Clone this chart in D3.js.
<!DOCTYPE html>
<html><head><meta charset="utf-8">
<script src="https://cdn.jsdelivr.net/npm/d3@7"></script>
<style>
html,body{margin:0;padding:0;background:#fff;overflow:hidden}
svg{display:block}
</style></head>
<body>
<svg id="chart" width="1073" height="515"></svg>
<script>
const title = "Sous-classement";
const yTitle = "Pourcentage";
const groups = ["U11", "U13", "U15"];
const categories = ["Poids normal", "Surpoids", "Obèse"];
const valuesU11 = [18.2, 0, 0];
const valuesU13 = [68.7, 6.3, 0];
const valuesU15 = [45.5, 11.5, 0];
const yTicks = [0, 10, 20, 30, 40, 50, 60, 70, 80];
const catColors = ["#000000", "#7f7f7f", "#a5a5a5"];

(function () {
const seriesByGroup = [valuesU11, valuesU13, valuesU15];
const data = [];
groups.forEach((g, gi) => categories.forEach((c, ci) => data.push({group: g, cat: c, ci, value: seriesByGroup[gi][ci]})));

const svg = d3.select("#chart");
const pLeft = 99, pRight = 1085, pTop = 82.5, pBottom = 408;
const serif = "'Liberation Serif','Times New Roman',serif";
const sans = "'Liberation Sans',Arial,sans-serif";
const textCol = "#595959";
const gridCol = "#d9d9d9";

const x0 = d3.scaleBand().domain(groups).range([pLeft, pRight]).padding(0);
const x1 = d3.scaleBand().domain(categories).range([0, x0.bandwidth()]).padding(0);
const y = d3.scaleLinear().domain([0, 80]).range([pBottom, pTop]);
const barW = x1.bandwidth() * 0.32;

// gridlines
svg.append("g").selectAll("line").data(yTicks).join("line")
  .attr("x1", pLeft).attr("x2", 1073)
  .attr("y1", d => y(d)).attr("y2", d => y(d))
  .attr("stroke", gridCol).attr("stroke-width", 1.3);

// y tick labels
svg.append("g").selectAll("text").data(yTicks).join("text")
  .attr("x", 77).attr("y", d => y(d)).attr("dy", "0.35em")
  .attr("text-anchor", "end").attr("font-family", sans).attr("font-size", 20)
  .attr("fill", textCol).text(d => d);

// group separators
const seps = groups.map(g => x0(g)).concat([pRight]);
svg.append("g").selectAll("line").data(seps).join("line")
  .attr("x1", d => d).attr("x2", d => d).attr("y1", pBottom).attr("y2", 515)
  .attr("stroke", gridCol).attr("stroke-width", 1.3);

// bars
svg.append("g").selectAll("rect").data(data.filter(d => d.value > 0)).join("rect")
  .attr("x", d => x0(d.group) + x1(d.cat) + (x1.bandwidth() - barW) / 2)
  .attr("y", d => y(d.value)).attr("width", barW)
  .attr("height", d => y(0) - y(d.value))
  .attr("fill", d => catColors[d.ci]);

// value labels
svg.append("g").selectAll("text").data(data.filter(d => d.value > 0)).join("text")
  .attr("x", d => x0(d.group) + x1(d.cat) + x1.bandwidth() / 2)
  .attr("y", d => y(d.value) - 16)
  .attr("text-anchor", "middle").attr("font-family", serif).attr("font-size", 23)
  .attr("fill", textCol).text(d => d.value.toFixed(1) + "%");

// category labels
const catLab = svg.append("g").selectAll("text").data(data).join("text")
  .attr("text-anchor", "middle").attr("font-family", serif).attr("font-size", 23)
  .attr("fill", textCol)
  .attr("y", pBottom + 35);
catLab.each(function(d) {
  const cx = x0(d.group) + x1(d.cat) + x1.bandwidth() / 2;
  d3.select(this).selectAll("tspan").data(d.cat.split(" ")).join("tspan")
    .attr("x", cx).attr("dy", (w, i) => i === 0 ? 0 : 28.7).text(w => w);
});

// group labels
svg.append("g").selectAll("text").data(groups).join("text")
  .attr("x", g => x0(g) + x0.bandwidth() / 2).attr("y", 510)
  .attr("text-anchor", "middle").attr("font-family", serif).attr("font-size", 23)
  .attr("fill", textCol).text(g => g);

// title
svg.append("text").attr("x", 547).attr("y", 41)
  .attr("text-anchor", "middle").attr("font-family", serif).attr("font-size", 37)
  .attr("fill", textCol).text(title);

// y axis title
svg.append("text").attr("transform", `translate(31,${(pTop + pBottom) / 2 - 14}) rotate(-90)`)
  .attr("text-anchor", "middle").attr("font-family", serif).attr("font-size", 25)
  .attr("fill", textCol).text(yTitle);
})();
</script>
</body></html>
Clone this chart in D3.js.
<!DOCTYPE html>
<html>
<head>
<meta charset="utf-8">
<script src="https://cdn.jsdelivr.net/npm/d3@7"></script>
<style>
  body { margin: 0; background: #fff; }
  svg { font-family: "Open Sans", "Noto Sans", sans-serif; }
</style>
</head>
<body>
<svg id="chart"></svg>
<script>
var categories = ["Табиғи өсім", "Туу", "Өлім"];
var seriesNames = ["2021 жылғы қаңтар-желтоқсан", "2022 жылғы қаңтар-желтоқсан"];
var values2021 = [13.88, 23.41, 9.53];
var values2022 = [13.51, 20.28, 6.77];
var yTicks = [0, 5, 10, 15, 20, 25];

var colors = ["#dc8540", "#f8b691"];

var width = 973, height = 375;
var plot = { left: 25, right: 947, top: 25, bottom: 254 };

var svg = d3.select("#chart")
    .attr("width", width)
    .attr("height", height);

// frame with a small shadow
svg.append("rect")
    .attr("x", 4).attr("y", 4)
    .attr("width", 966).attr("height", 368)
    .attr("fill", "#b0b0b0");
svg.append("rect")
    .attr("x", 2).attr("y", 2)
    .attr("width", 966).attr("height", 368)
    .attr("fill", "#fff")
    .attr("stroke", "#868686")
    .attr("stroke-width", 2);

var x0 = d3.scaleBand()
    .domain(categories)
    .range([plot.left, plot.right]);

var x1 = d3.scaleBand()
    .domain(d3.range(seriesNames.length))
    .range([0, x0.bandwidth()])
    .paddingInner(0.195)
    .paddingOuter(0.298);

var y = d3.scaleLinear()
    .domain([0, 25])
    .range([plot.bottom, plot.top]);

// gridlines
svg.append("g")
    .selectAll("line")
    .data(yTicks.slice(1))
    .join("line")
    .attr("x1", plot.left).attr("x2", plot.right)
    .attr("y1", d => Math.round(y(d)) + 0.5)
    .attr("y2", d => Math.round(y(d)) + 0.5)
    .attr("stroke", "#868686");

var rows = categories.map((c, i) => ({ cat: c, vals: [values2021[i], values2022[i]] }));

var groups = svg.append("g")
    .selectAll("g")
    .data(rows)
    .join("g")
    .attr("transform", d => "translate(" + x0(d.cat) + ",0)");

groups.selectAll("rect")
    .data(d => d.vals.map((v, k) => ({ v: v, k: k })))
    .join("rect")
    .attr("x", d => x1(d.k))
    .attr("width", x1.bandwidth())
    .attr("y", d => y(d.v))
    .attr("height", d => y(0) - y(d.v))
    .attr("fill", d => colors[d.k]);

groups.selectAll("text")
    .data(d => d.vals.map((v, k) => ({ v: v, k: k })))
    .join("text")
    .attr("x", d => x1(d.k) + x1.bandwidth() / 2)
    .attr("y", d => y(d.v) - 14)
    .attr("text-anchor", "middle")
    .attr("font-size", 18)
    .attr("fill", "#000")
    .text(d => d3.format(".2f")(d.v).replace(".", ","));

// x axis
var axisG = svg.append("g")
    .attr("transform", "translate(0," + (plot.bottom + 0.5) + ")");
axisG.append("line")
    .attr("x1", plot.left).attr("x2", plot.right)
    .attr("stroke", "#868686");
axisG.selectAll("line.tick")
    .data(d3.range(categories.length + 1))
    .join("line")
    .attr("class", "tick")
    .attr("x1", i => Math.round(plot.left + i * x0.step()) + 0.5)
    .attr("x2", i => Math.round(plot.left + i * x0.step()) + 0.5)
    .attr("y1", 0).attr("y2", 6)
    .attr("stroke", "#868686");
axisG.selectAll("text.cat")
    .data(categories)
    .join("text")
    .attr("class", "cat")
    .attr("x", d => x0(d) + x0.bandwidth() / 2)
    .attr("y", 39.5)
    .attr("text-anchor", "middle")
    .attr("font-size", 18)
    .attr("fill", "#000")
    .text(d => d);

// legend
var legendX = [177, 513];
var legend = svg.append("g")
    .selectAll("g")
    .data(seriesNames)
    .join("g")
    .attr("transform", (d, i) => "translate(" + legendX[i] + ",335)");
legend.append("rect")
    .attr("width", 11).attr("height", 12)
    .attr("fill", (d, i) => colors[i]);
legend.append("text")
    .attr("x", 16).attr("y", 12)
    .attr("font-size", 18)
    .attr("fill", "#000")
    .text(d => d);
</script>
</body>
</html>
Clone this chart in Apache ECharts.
════
:: Your instructions ::
Only the lines from the start of the data to the line holding "groups.forEach((g, gi) =>" are wanted; return them exactly, both ends included.

:: Written response ::
Clone this chart in D3.js.
<!DOCTYPE html>
<html><head><meta charset="utf-8">
<script src="https://cdn.jsdelivr.net/npm/d3@7"></script>
<style>
html,body{margin:0;padding:0;background:#fff;overflow:hidden}
svg{display:block}
</style></head>
<body>
<svg id="chart" width="1073" height="515"></svg>
<script>
const title = "Sous-classement";
const yTitle = "Pourcentage";
const groups = ["U11", "U13", "U15"];
const categories = ["Poids normal", "Surpoids", "Obèse"];
const valuesU11 = [18.2, 0, 0];
const valuesU13 = [68.7, 6.3, 0];
const valuesU15 = [45.5, 11.5, 0];
const yTicks = [0, 10, 20, 30, 40, 50, 60, 70, 80];
const catColors = ["#000000", "#7f7f7f", "#a5a5a5"];

(function () {
const seriesByGroup = [valuesU11, valuesU13, valuesU15];
const data = [];
groups.forEach((g, gi) => categories.forEach((c, ci) => data.push({group: g, cat: c, ci, value: seriesByGroup[gi][ci]})));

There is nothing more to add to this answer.